Other positive claims of analog-based editing on the Steenbeck over digital-editing on a computer involves a more precise product, because as editor Doreen Matthews says: “It is a more direct route if you’re going back to negative” (Argy 92). With the Steenbeck, one has the ability to have a print to look at as it’s projected on a large screen, whereas on a computer screen, according to film editor Lewis Schoenbrun, “‘Something can be slightly soft (out of focus), and you won’t know.’” (Argy 92).

Furthermore, with film, one can see much closer to the real colors; but “When working on a computer, ‘You can’t make a lot of calls on color. It’s a whole different medium, so the colors don’t correlate’” (Matthews as qtd by Argy 92). And lastly, filmmakers with low budgets are able to rent a Steenbeck for “about one-fourth of what a digital system would cost” (Argby 92).


Pro-Digital: The Steenbeck is Officially Obsolete

When the technology of digital, non-linear, editing systems entered the scene in the early 1990s, it brought the near, if not complete end to the Steenbeck’s forty year rein over the world of film editing. To edit film digitally meant a move away from the physicality of analog editing, towards a more abstract and computer-driven system. “The big advantage of this [shift] is that once footage has been digitized [(made into discrete entities or ‘states’)] and loaded into a non-linear editing system, any number of edit decisions and effects can be tried out, modified and changed without the commitment of having to either record them on videotape or physically cut the original celluloid” (Creative Review Magazine 57). Furthermore, with digital, non-linear computer systems comes an increase in the amount of optical effects one can employ in their editing, as well as gaining the ability to “see how a particular cut or effect works immediately instead of waiting days for their work to return from the opticals house” (Creative Review Magazine 57).


Steenbeckett

In 2001, a film-maker by the name of Atom Egoyan created a very interesting art installation in London at the former Museum of Mankind. Highlighting the disparity between the analog and digital world, Egoyan’s Steenbeckett was a film of Samuel Beckett’s play: Krapp’s Last Tape, “in which the 69-year-old Krapp listens to a 30-year-old recording of his younger self recounting a love affair he has long forgotten.” (Thorson 8). As Thorton described in his article, “Egoyan Mounts an Ode to Analogue”, the art installation started:

In one small room [where] the viewer [was] overwhelmed with a huge projection of the film from a digital source. In the next room, analogue [took] over and the film [was] shown on a computer-sized Steenbeck screen. But that screen [was] positioned beyond our reach. Between the Steenbeck and the viewer Egoyan [had] spun out all 2,000 feet of the film. It [hung] like a spider web from roof to ceiling, but the web was] actually the film we [were] watching, spinning through spools around the room until it [was] projected on the Steenbeck (8).
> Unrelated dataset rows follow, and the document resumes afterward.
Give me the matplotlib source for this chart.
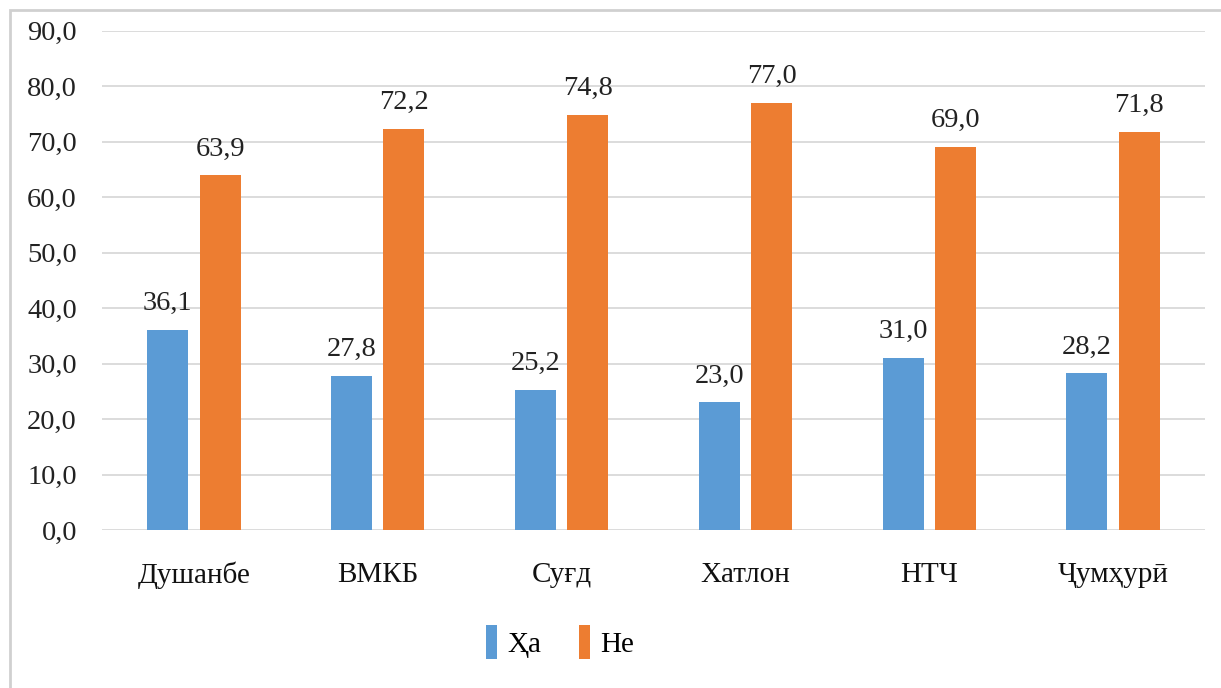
import matplotlib
matplotlib.use("Agg")
import matplotlib.pyplot as plt
import numpy as np
from matplotlib.patches import Rectangle

categories = ["Душанбе", "ВМКБ", "Суғд", "Хатлон", "НТЧ", "Ҷумҳурӣ"]
ha_values = [36.1, 27.8, 25.2, 23.0, 31.0, 28.2]
ne_values = [63.9, 72.2, 74.8, 77.0, 69.0, 71.8]
series_names = ["Ҳа", "Не"]
yticks = [0, 10, 20, 30, 40, 50, 60, 70, 80, 90]

plt.rcParams['font.family'] = ['Liberation Serif', 'DejaVu Serif']

W, H = 1221, 688
fig = plt.figure(figsize=(W / 100, H / 100), dpi=100)

# outer frame
fig.patches.append(Rectangle((10 / W, -0.1), 1.2, (H - 10) / H + 0.1, transform=fig.transFigure,
                             fill=False, edgecolor='#D0D0D0', linewidth=2.0))

ax = fig.add_axes([102 / W, 1 - 530 / H, (1205 - 102) / W, (530 - 30.5) / H])

x = np.arange(len(categories))
bw = 0.223
off = 0.142
c_ha = '#5B9BD5'
c_ne = '#ED7D31'
b1 = ax.bar(x - off, ha_values, bw, color=c_ha, label=series_names[0], zorder=3)
b2 = ax.bar(x + off, ne_values, bw, color=c_ne, label=series_names[1], zorder=3)

def fmt(v):
    return f"{v:.1f}".replace('.', ',')

for bars, vals in ((b1, ha_values), (b2, ne_values)):
    for r, v in zip(bars, vals):
        ax.annotate(fmt(v), (r.get_x() + r.get_width() / 2, v), xytext=(0, 10),
                    textcoords='offset points', ha='center', va='bottom', fontsize=20.5, color='#222222')

ax.set_xlim(-0.5, len(categories) - 0.5)
ax.set_ylim(0, 90)
ax.set_yticks(yticks)
ax.set_yticklabels([fmt(v) for v in yticks], fontsize=20.5, color='#222222')
ax.set_xticks(x)
ax.set_xticklabels(categories, fontsize=21, color='#111111')
ax.tick_params(axis='both', length=0)
ax.tick_params(axis='y', pad=18)
ax.tick_params(axis='x', pad=23)
ax.yaxis.grid(True, color='#D9D9D9', linewidth=1.3, zorder=0)
for s in ax.spines.values():
    s.set_visible(False)

leg = fig.legend(handles=[b1, b2], labels=series_names, loc='center', bbox_to_anchor=(560 / W, 1 - 642 / H),
                 ncol=2, frameon=False, fontsize=21, handlelength=0.38, handleheight=1.4,
                 handletextpad=0.35, columnspacing=1.3)

fig.savefig("out.png", dpi=100)
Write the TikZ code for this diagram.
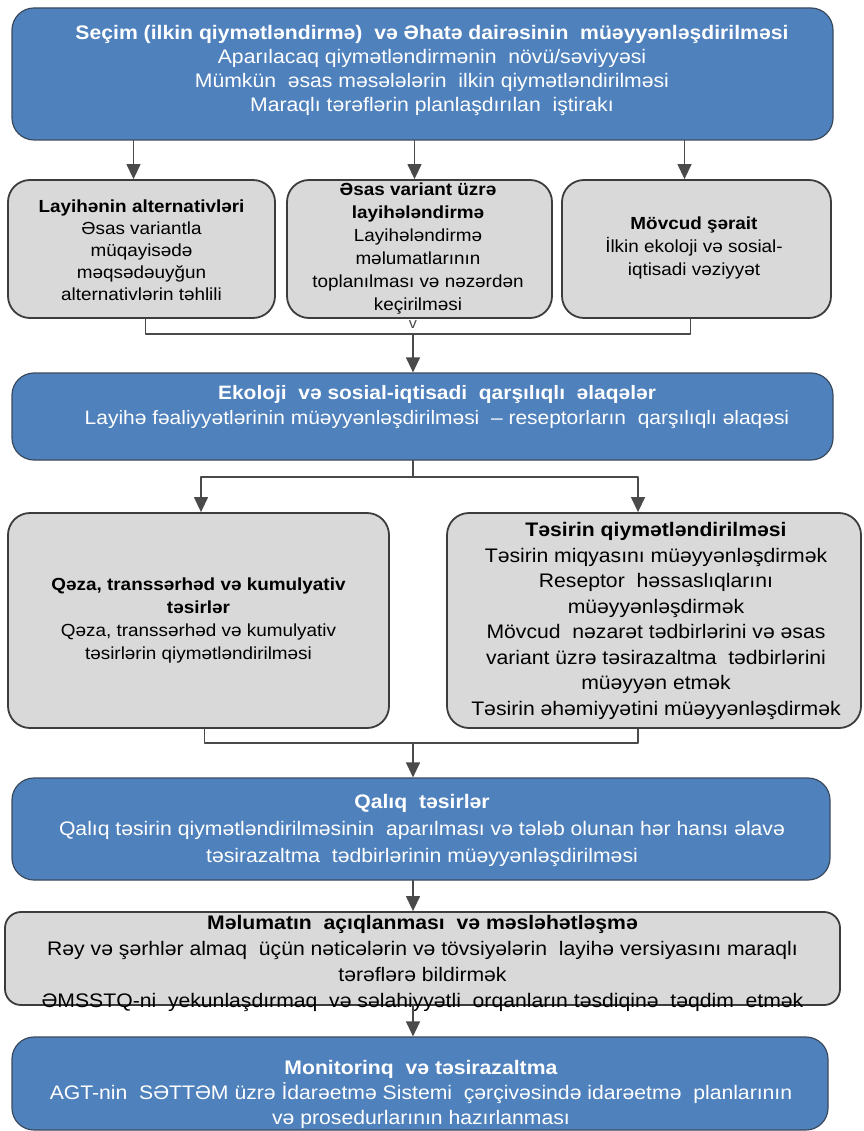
\documentclass[tikz,border=0pt]{standalone}
\usepackage{fontspec}
\setmainfont{Liberation Sans}[FakeStretch=1.08]
\usetikzlibrary{arrows.meta}

\definecolor{boxblue}{HTML}{4F81BD}
\definecolor{blueline}{HTML}{3A4A5E}
\definecolor{boxgrey}{HTML}{D9D9D9}
\definecolor{greyline}{HTML}{3C3C3C}
\definecolor{linkgrey}{HTML}{4A4A4A}

\tikzset{
  bluebox/.style={draw=blueline,fill=boxblue,rounded corners=22pt,line width=1.2pt},
  greybox/.style={draw=greyline,fill=boxgrey,rounded corners=22pt,line width=1.8pt},
  bluetext/.style={text=white,align=center,inner sep=0pt},
  greytext/.style={text=black,align=center,inner sep=0pt},
  link/.style={draw=linkgrey,line width=1.3pt}
}

\begin{document}
\begin{tikzpicture}[line cap=round,line join=round,>={Triangle[width=14pt,length=15pt]},x=1pt,y=-1pt]
\useasboundingbox (0,0) rectangle (863,1131);
% boxes
\node[bluebox,minimum width=821pt,minimum height=132pt] (scoping) at (422.5,74) {};
\node[greybox,minimum width=267pt,minimum height=138pt] (alt) at (141.5,249) {};
\node[greybox,minimum width=265pt,minimum height=138pt] (design) at (419.5,249) {};
\node[greybox,minimum width=269pt,minimum height=138pt] (cond) at (696.5,249) {};
\node[bluebox,minimum width=821pt,minimum height=87pt] (relations) at (422.5,416.5) {};
\node[greybox,minimum width=381pt,minimum height=215pt] (accident) at (198.5,620.5) {};
\node[greybox,minimum width=414pt,minimum height=215pt] (impact) at (654,620.5) {};
\node[bluebox,minimum width=818pt,minimum height=102pt] (residual) at (421,829) {};
\node[greybox,rounded corners=16pt,minimum width=835pt,minimum height=93pt] (disclosure) at (422.5,958.5) {};
\node[bluebox,minimum width=816pt,minimum height=93pt] (monitor) at (420,1083.5) {};
% texts
\node[bluetext,font=\fontsize{19.6}{24}\selectfont] (scoping text) at (432,70) {\textbf{Seçim (ilkin qiymətləndirmə) \ və Əhatə dairəsinin \ müəyyənləşdirilməsi}\\
  Aparılacaq qiymətləndirmənin \ növü/səviyyəsi\\
  Mümkün \ əsas məsələlərin \ ilkin qiymətləndirilməsi\\
  Maraqlı tərəflərin planlaşdırılan \ iştirakı};
\node[greytext,font=\fontsize{17.5}{22}\selectfont] (alt text) at (141.5,250) {\textbf{Layihənin alternativləri}\\
  Əsas variantla\\ müqayisədə\\ məqsədəuyğun\\ alternativlərin təhlili};
\node[greytext,font=\fontsize{17.5}{23}\selectfont] (design text) at (418,249) {\textbf{Əsas variant üzrə}\\ \textbf{layihələndirmə}\\
  Layihələndirmə\\ məlumatlarının\\ toplanılması və nəzərdən\\ keçirilməsi};
\node[greytext,font=\fontsize{17.5}{23}\selectfont] (cond text) at (694,248) {\textbf{Mövcud şərait}\\
  İlkin ekoloji və sosial-\\ iqtisadi vəziyyət};
\node[bluetext,font=\fontsize{19.4}{25}\selectfont] (relations text) at (437,407) {\textbf{Ekoloji \ və sosial-iqtisadi \ qarşılıqlı \ əlaqələr}\\
  Layihə fəaliyyətlərinin müəyyənləşdirilməsi \ -- reseptorların \ qarşılıqlı əlaqəsi};
\node[greytext,font=\fontsize{17.5}{23}\selectfont] (accident text) at (198.5,620) {\textbf{Qəza, transsərhəd və kumulyativ}\\ \textbf{təsirlər}\\
  Qəza, transsərhəd və kumulyativ\\ təsirlərin qiymətləndirilməsi};
\node[greytext,font=\fontsize{19.6}{25.5}\selectfont] (impact text) at (656,621) {\textbf{Təsirin qiymətləndirilməsi}\\
  Təsirin miqyasını müəyyənləşdirmək\\ Reseptor \ həssaslıqlarını\\ müəyyənləşdirmək\\
  Mövcud \ nəzarət tədbirlərini və əsas\\ variant üzrə təsirazaltma \ tədbirlərini\\ müəyyən etmək\\
  Təsirin əhəmiyyətini müəyyənləşdirmək};
\node[bluetext,font=\fontsize{19.6}{27}\selectfont] (residual text) at (422,830) {\textbf{Qalıq \ təsirlər}\\
  Qalıq təsirin qiymətləndirilməsinin \ aparılması və tələb olunan hər hansı əlavə\\
  təsirazaltma \ tədbirlərinin müəyyənləşdirilməsi};
\node[greytext,font=\fontsize{19.6}{26}\selectfont] (disclosure text) at (422.5,963) {\textbf{Məlumatın \ açıqlanması \ və məsləhətləşmə}\\
  Rəy və şərhlər almaq \ üçün nəticələrin və tövsiyələrin \ layihə versiyasını maraqlı\\
  tərəflərə bildirmək\\
  ƏMSSTQ-ni \ yekunlaşdırmaq \ və səlahiyyətli \ orqanların təsdiqinə \ təqdim \ etmək};
\node[bluetext,font=\fontsize{19.6}{25}\selectfont] (monitor text) at (421,1094) {\textbf{Monitorinq \ və təsirazaltma}\\
  AGT-nin \ SƏTTƏM üzrə İdarəetmə Sistemi \ çərçivəsində idarəetmə \ planlarının\\
  və prosedurlarının hazırlanması};
% connectors
\draw[link,->] ([xshift=-8pt]alt.north |- scoping.south) -- ([xshift=-8pt]alt.north);
\draw[link,->] ([xshift=-5pt]design.north |- scoping.south) -- ([xshift=-5pt]design.north);
\draw[link,->] ([xshift=-12pt]cond.north |- scoping.south) -- ([xshift=-12pt]cond.north);
\coordinate (join) at (413,334);
\draw[link] ([xshift=4pt]alt.south) |- (join) -| ([xshift=-6pt]cond.south);
\node[text=linkgrey,font=\fontsize{15}{15}\selectfont,inner sep=0pt] (tick) at (413,325) {v};
\draw[link,->] (join) -- (join |- relations.north);
\coordinate (split) at (413,477);
\draw[link] (split |- relations.south) -- (split);
\draw[link,->] (split) -| ([xshift=2.5pt]accident.north);
\draw[link,->] (split) -| ([xshift=-16pt]impact.north);
\coordinate (merge) at (413,743);
\draw[link] ([xshift=6pt]accident.south) |- (merge) -| ([xshift=-16pt]impact.south);
\draw[link,->] (merge) -- (merge |- residual.north);
\draw[link,->] (merge |- residual.south) -- (merge |- disclosure.north);
\draw[link,->] (merge |- disclosure.south) -- (merge |- monitor.north);
\end{tikzpicture}
\end{document}
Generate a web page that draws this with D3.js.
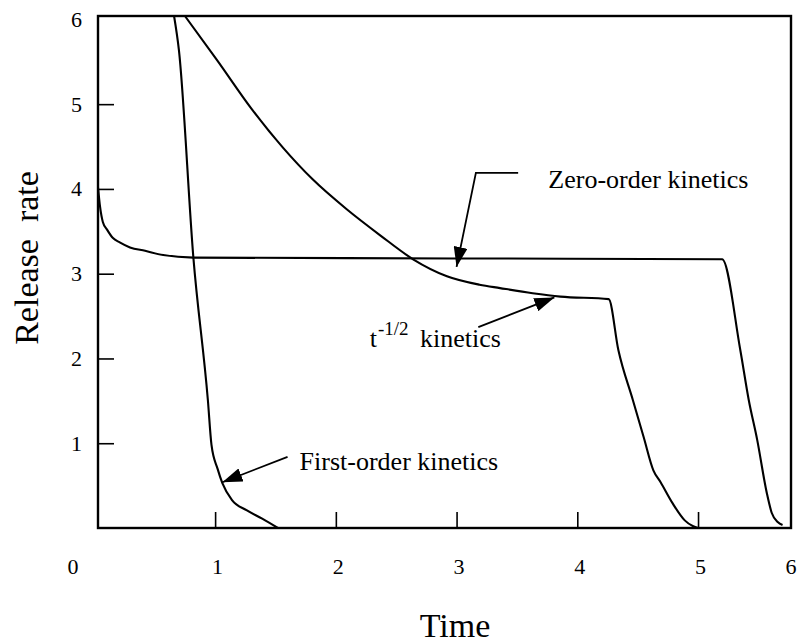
<!DOCTYPE html>
<html>
<head>
<meta charset="utf-8">
<script src="https://cdn.jsdelivr.net/npm/d3@7"></script>
<style>
  body { margin: 0; background: #fff; }
  svg text { font-family: "Liberation Serif", "Times New Roman", serif; fill: #000; }
</style>
</head>
<body>
<div class="canvas"></div>
<script>
// curves: [time, rate]
const zeroOrder = [
    [0.03, 4.02], [0.047, 3.79], [0.07, 3.61], [0.105, 3.52], [0.154, 3.42],
    [0.21, 3.37], [0.295, 3.31], [0.42, 3.27], [0.57, 3.22], [0.82, 3.19],
    [3.0, 3.18], [5.20, 3.17], [5.35, 2.10], [5.42, 1.51], [5.49, 1.04],
    [5.57, 0.41], [5.61, 0.18], [5.66, 0.07], [5.70, 0.035]
]
const firstOrder = [
    [0.66, 6.04], [0.70, 5.64], [0.82, 3.19], [0.94, 1.51], [0.97, 0.98],
    [1.02, 0.70], [1.06, 0.53], [1.14, 0.33], [1.26, 0.21], [1.39, 0.11], [1.52, 0.0]
]
const tHalf = [
    [0.75, 6.04], [1.016, 5.52], [1.31, 4.93], [1.56, 4.49], [1.81, 4.11],
    [2.09, 3.76], [2.37, 3.45], [2.64, 3.17], [2.92, 2.97], [3.19, 2.87],
    [3.36, 2.83], [3.63, 2.77], [3.86, 2.73], [4.26, 2.70], [4.34, 2.10],
    [4.46, 1.51], [4.55, 1.07], [4.63, 0.68], [4.69, 0.54], [4.79, 0.29],
    [4.89, 0.09], [4.96, 0.02], [5.00, 0.0]
]

const xTicks = [1, 2, 3, 4, 5]
const yTicks = [1, 2, 3, 4, 5, 6]

// labels with leader lines, in data units
const labels = [
    { text: 'Zero-order kinetics', at: [3.76, 4.01], path: [[3.51, 4.19], [3.16, 4.19], [3.0, 3.08]] },
    { text: 'kinetics', sup: '-1/2', pre: 't', at: [2.28, 2.14], path: [[3.18, 2.37], [3.81, 2.72]] },
    { text: 'First-order kinetics', at: [1.70, 0.68], path: [[1.60, 0.84], [1.06, 0.54]] }
]

const serif = '"Liberation Serif", "Times New Roman", serif'

const width = 802
const height = 644
const margin = { top: 16, right: 11, bottom: 116, left: 98 }
const graphWidth = width - margin.left - margin.right
const graphHeight = height - margin.top - margin.bottom

const svg = d3.select('.canvas')
    .append('svg')
    .attr('width', width)
    .attr('height', height)
    .attr('font-family', serif)

svg.append('defs').append('marker')
    .attr('id', 'head')
    .attr('viewBox', '0 0 20 14')
    .attr('refX', 20)
    .attr('refY', 7)
    .attr('markerWidth', 20)
    .attr('markerHeight', 14)
    .attr('markerUnits', 'userSpaceOnUse')
    .attr('orient', 'auto')
    .append('path')
    .attr('d', 'M0,0 L20,7 L0,14 Z')
    .attr('fill', '#000')

const graph = svg.append('g')
    .attr('transform', `translate(${margin.left}, ${margin.top})`)

// scales
const x = d3.scaleLinear()
    .domain([0.03, 5.77])
    .range([0, graphWidth])

const y = d3.scaleLinear()
    .domain([0, 6.04])
    .range([graphHeight, 0])

// axes, ticks pointing inward
const xAxis = d3.axisBottom(x)
    .tickValues(xTicks)
    .tickFormat(d3.format('d'))
    .tickSizeInner(-16)
    .tickSizeOuter(0)
    .tickPadding(30)

const yAxis = d3.axisLeft(y)
    .tickValues(yTicks)
    .tickFormat(d3.format('d'))
    .tickSizeInner(-16)
    .tickSizeOuter(0)
    .tickPadding(32)

const xAxisGroup = graph.append('g')
    .attr('transform', `translate(0, ${graphHeight})`)
    .call(xAxis)
const yAxisGroup = graph.append('g')
    .call(yAxis)

;[xAxisGroup, yAxisGroup].forEach(g => {
    g.attr('font-family', serif).attr('font-size', 22)
    g.select('.domain').remove()
    g.selectAll('line').attr('stroke', '#000').attr('stroke-width', 1.6)
    g.selectAll('text').attr('fill', '#000').attr('font-family', serif)
})
xAxisGroup.selectAll('text').attr('dx', 2)
yAxisGroup.selectAll('text').attr('text-anchor', 'end').attr('dx', 16)
yAxisGroup.selectAll('.tick').filter(d => d === 6).select('line').remove()

// corner labels
graph.append('text')
    .attr('x', -25)
    .attr('y', graphHeight + 46)
    .attr('text-anchor', 'middle')
    .attr('font-size', 22)
    .text('0')
graph.append('text')
    .attr('x', graphWidth)
    .attr('y', graphHeight + 46)
    .attr('text-anchor', 'middle')
    .attr('font-size', 22)
    .text('6')

// frame
graph.append('rect')
    .attr('width', graphWidth)
    .attr('height', graphHeight)
    .attr('fill', 'none')
    .attr('stroke', '#000')
    .attr('stroke-width', 2.4)

// curves
const line = d3.line()
    .x(d => x(d[0]))
    .y(d => y(d[1]))
    .curve(d3.curveMonotoneX)

graph.selectAll('path.curve')
    .data([zeroOrder, firstOrder, tHalf])
    .enter()
    .append('path')
    .attr('class', 'curve')
    .attr('d', line)
    .attr('fill', 'none')
    .attr('stroke', '#000')
    .attr('stroke-width', 2.1)

// annotations
labels.forEach(l => {
    graph.append('path')
        .attr('d', d3.line().x(p => x(p[0])).y(p => y(p[1]))(l.path))
        .attr('fill', 'none')
        .attr('stroke', '#000')
        .attr('stroke-width', 1.8)
        .attr('marker-end', 'url(#head)')

    const t = graph.append('text')
        .attr('x', x(l.at[0]))
        .attr('y', y(l.at[1]))
        .attr('font-size', 26)
    if (l.pre) {
        t.append('tspan').text(l.pre)
        t.append('tspan').attr('font-size', 19).attr('dy', -12).attr('dx', 1).text(l.sup)
        t.append('tspan').attr('dy', 12).attr('dx', 5).text('\u00a0' + l.text)
    } else {
        t.text(l.text)
    }
})

// axis titles
svg.append('text')
    .attr('x', 455)
    .attr('y', 637)
    .attr('text-anchor', 'middle')
    .attr('font-size', 34)
    .text('Time')

svg.append('text')
    .attr('transform', 'translate(38, 258) rotate(-90)')
    .attr('text-anchor', 'middle')
    .attr('font-size', 34)
    .text('Release\u00a0 rate')
</script>
</body>
</html>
Therefore, in Steenbeckett, we see that Egoyan attempted to tackle and really demonstrate the uniquely human experience and tangibility attached to analog editing. Whereas nonlinear and digital technology is abstract and detached from a person’s physical interaction with the medium, “the idea of time and the recording of time taking up a certain amount of physical space” (Egoyan as qtd by Romney 7) is specifically characteristic of analog media, as demonstrated with the display of all 2,000 feet of film in Steenbeckett. But in the same regard, the 2,000 feet of film resembled a spider web, indicating analogs tendency toward degradation and decay, an issue that appears absent in the room with the digital source.